When the sea paints the pictures

In the 1970s, Pop Art artists such as Robert Rauschenberg experimented with cyanotypes. Today, there are a number of prominent photographic artists who work "cameraless," exposing their images directly as photograms. For example, in her project "Re-Turning Around," Austrian Eva-Maria Raab let the waves of the Mediterranean wash over the cyanotype paper on the beach of the Greek island of Ithaca. She then marked the edges of the waves, which had dried in the sun, with gold pencil and transformed her motifs into abstract maps. Imaginary cartography that refers to Odysseus' odysseys and the search for the (artistic) universe. And a work that gives the term "watercolors" a completely different meaning.

Eva Maria Raab's motif "Re-turning around No 2", cyanotype on watercolor paper

The photo artist: Eva-Maria Raab on the beach on the island of Ithaca. Here the Austrian is exposing cyanotypes.
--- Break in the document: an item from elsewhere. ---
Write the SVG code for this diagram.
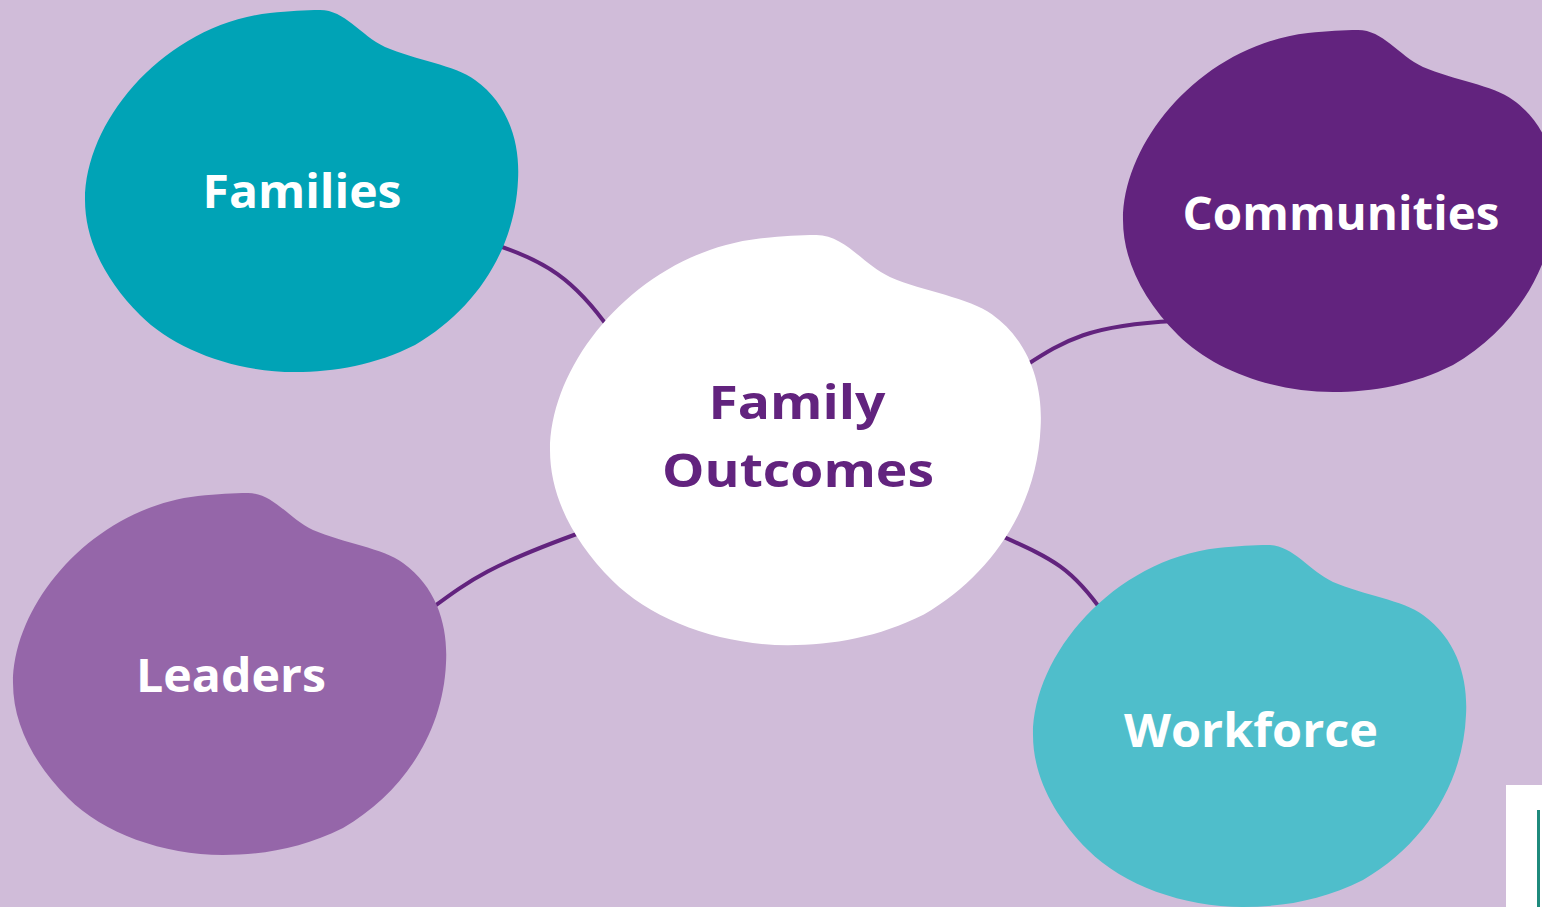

Jacek Gonsalves: "Swan River Myrtle - Hypocalymma robustum" The Australian exposes photographs of digital images by printing a negative with an inkjet printer.

Cyanotype in a wooden frame: For a photogram, they place a plant on a coated paper. When the yellow color of the applied cyanotype solution has turned to dirty gray, the exposure is complete. The blue color emerges only after the subsequent rinsing and drying of the print.